Balancer Labs, the company behind the Balancer decentralized finance protocol, is shutting down due to financial strain and fallout from a $116 million hack in November. Founder Fernando Martinelli stated the corporate entity had become a liability, operating without revenue. Executives propose transitioning protocol governance to the Balancer Foundation and DAO under a leaner, cost-effective model, with votes pending on operational restructuring and tokenomics changes. The protocol’s total value locked has plummeted from a peak of $3.3 billion to $158 million.
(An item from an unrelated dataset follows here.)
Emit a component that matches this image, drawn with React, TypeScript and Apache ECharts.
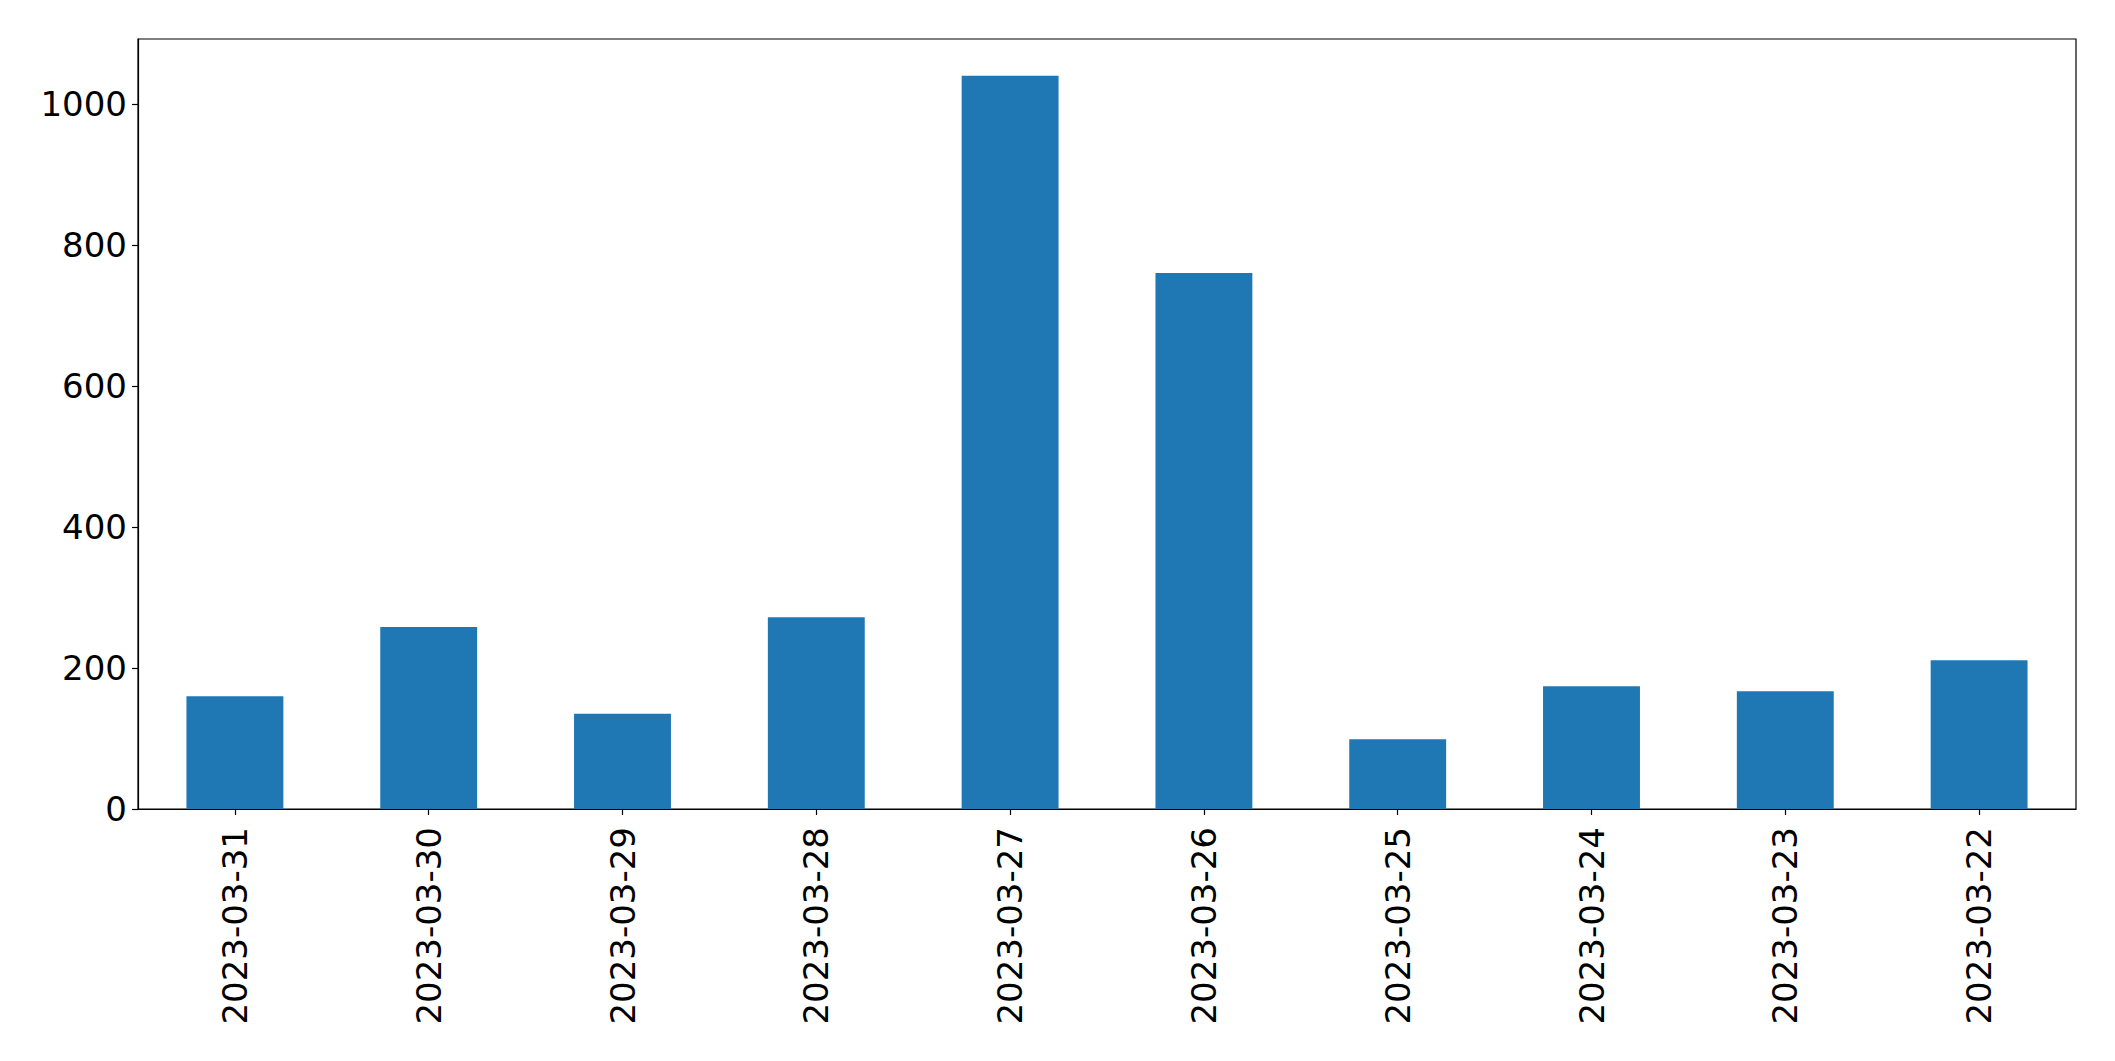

Balancer Labs is winding down operations after mounting financial pressure and a $116 million security exploit last November. Founder Fernando Martinelli stated the decision was made because the labs had become a “liability rather than an asset to the protocol.” CEO Marcus Hardt added the company spent too much to attract liquidity relative to protocol revenue, diluting Balancer (BAL) token holders.
The protocol’s total value locked peaked at $3.3 billion in November 2021 but fell to $800 million by October 2025. The hack precipitated a further $500 million drop in TVL over two weeks, with the figure now at $158 million. Martinelli said the exploit created ongoing legal exposure, making it unsustainable to maintain a corporate entity carrying that liability.
Moving forward, Hardt and Martinelli are pushing for the protocol’s future to be managed by the Balancer Foundation and its decentralized autonomous organization. Martinelli advocated for a “lean continuation path,” which involves cutting BAL emissions to zero and restructuring fees so the DAO captures more revenue.
“Balancer still has real value to build from here. If we can make this transition work, we have a real chance to build a stronger and more sustainable protocol on the other side of it,” Hardt said. The DAO is set to vote on proposals for operational restructuring and BAL tokenomics changes.
Martinelli noted the protocol generated over $1 million in revenue across the past three months. “That’s not nothing — that’s a functioning protocol buried under a broken tokenomics model and an overweight cost structure,” he stated, adding, “The problem isn’t that Balancer doesn’t work. The problem is that the economics around Balancer aren’t working. Those are fixable.”